Dios permite que pasemos por situaciones adversas para que nos ejercitemos en la virtud de la esperanza, es en estas circunstancias cuando sentimos la necesidad de acudir a Jesús, nuestro Salvador, así reconocemos que es Él quien debe tomar el timón del barco de nuestra vida y todo lo hará bien.  Nuestra esperanza es Cristo Jesús, por lo tanto, no pongamos nuestra mirada en el problema, sino en Él que sí tiene la solución.  Dios dispone todos los acontecimientos para nuestro bien; cuando se nos cierra una puerta, se nos abren muchas otras; por eso no claudiquemos, que nuestra esperanza permanezca firme porque sabemos en quién ponemos nuestra confianza.

 

En la Historia de nuestra Salvación nos encontramos con personajes que al perfeccionarse en la virtud de la esperanza, obtuvieron las promesas que Dios les había hecho. El primero de ellos fue Abrahán: Cuando tenía 75 años, el Señor le dijo: “Sal de tu tierra y vete a la tierra que Yo te mostraré; te bendeciré y haré de ti un gran pueblo”.  Él le creyó a Dios, a pesar, de que su esposa también era anciana y había sido estéril.

 

Después de un tiempo, cuando Abrahán tenía 99 años, Dios se le manifestó de nuevo e hizo un pacto con él diciéndole: “Serás padre de muchos pueblos, te daré a ti y a tu descendencia futura la tierra en que peregrinas, Canaán, como propiedad perpetua; y seré su Dios”. También le dijo Dios: “A tu mujer, Sara, la bendeciré y de ella te daré un hijo, le pondrás por nombre Isaac, estableceré mi alianza perpetua con él y con su descendencia futura.”  Aunque humanamente, estas promesas de Dios eran imposible realizarse, Abrahán continuó creyendo que eran verdades que su Señor sí tenía el poder para hacerlas realidad; su fe hacía que no se le acabara la esperanza.

 

Cuando Abrahán tenía cien años y Sara, noventa, Dios cumplió su promesa, nació Isaac.
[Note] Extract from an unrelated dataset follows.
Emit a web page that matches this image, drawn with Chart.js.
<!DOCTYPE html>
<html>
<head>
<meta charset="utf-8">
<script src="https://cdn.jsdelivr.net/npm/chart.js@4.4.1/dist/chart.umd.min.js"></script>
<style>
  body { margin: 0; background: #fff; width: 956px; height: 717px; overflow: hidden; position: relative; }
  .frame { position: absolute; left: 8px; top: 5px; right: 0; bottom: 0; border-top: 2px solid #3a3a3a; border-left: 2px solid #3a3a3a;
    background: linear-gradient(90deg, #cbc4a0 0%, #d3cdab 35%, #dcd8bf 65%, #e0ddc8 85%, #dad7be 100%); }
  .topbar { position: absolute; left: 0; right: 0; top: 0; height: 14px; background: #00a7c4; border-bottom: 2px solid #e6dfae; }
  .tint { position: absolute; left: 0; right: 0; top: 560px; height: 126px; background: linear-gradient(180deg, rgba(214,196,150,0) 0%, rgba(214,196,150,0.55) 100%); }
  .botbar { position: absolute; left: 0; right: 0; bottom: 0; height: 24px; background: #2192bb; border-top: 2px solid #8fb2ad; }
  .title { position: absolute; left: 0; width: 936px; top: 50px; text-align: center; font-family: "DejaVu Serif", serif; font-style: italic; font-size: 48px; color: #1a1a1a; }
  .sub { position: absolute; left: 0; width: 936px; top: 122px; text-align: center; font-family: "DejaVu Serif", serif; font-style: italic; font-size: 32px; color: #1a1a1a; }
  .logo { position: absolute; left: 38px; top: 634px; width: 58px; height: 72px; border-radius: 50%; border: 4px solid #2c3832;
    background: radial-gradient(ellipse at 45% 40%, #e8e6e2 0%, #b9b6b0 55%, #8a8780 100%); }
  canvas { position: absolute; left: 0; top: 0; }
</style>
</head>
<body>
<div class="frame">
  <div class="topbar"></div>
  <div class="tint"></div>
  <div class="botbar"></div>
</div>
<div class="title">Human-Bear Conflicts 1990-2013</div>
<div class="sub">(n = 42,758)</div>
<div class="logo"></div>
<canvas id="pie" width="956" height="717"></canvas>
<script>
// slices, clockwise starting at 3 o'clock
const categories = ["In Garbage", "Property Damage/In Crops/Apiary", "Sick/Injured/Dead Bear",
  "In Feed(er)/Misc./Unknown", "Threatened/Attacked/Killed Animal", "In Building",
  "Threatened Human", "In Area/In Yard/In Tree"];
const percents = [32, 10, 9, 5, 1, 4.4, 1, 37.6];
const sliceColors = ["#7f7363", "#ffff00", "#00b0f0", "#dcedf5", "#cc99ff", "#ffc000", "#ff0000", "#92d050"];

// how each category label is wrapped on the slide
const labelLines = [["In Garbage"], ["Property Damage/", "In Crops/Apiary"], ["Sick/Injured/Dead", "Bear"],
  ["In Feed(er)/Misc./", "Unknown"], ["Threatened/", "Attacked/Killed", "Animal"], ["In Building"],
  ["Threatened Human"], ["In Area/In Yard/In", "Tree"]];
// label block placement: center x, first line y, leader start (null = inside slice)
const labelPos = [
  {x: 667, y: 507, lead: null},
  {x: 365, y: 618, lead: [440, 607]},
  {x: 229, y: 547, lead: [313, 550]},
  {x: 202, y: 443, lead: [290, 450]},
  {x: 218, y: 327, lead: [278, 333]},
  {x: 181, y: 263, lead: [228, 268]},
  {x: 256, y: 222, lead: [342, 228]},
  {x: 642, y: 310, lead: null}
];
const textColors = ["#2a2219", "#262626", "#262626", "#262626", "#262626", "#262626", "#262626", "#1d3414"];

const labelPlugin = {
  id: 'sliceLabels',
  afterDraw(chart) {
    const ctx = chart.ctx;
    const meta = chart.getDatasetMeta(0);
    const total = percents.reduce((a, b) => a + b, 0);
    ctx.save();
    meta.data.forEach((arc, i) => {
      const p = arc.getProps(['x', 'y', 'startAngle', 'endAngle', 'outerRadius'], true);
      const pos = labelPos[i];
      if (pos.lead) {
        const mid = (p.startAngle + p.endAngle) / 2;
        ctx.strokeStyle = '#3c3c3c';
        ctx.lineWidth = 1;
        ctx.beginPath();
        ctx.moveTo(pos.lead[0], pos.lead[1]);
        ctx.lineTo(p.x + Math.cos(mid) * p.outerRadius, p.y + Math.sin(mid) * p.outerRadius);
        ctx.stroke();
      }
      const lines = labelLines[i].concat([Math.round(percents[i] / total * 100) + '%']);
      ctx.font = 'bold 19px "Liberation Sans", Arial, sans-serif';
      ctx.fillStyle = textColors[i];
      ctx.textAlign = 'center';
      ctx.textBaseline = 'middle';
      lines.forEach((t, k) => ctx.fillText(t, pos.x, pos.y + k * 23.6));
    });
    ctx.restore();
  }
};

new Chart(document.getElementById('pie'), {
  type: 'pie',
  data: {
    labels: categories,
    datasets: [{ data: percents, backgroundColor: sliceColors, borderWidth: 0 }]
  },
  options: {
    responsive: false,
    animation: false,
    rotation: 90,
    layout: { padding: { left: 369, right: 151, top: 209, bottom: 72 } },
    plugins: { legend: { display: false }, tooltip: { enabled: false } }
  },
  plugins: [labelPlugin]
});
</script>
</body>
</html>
El niño creció y cuando ya se hizo adolescente, Dios puso a prueba a Abrahán; llamándole, le dijo: “Toma a tu hijo, al que tú amas, a Isaac, y vete a la región de Moria.  Allí lo ofrecerás en sacrificio, sobre un monte que Yo te indicaré”.  Abrahán obedeció a Dios, siguió confiando en Él porque seguía conservando la esperanza de que Él no lo defraudaría y cumpliría su promesa. Llegó hasta el lugar indicado, ató a su hijo y lo puso sobre el altar encima de la leña, pero cuando empuñó el cuchillo para inmolarlo, Dios le dijo que no le hiciera daño porque ya había comprobado que él le había sido fiel y era merecedor de sus promesas.

 

Dios quiere mostrarnos, como lo hizo con Abrahán, que aun en las peores situaciones de nuestras vidas, cuando creemos que ya todo está perdido, Él se nos revela para tendernos la mano, para enseñarnos que siempre está controlando todas las situaciones y circunstancias; que debemos aprender a amarlo y a confiar en Él, para caminar en fe con la esperanza de que cumplirá todas sus promesas.
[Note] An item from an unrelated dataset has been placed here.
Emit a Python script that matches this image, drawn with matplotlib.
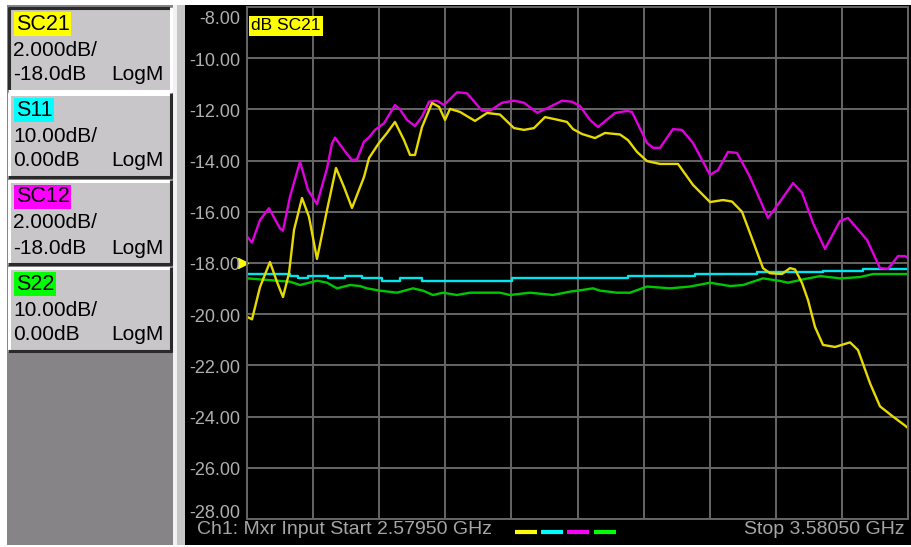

Con razón, Abrahán es llamado el “Padre de la Fe”, y es en la fe donde están los cimientos de la esperanza cristiana.

 

El Señor no quiere que vivamos de nuestro pasado, sino que vivamos el presente con fe y esperanza, abrazando siempre nuestra cruz alentados con la confianza que nuestra recompensa no será en esta tierra, sino en el Cielo que nos espera.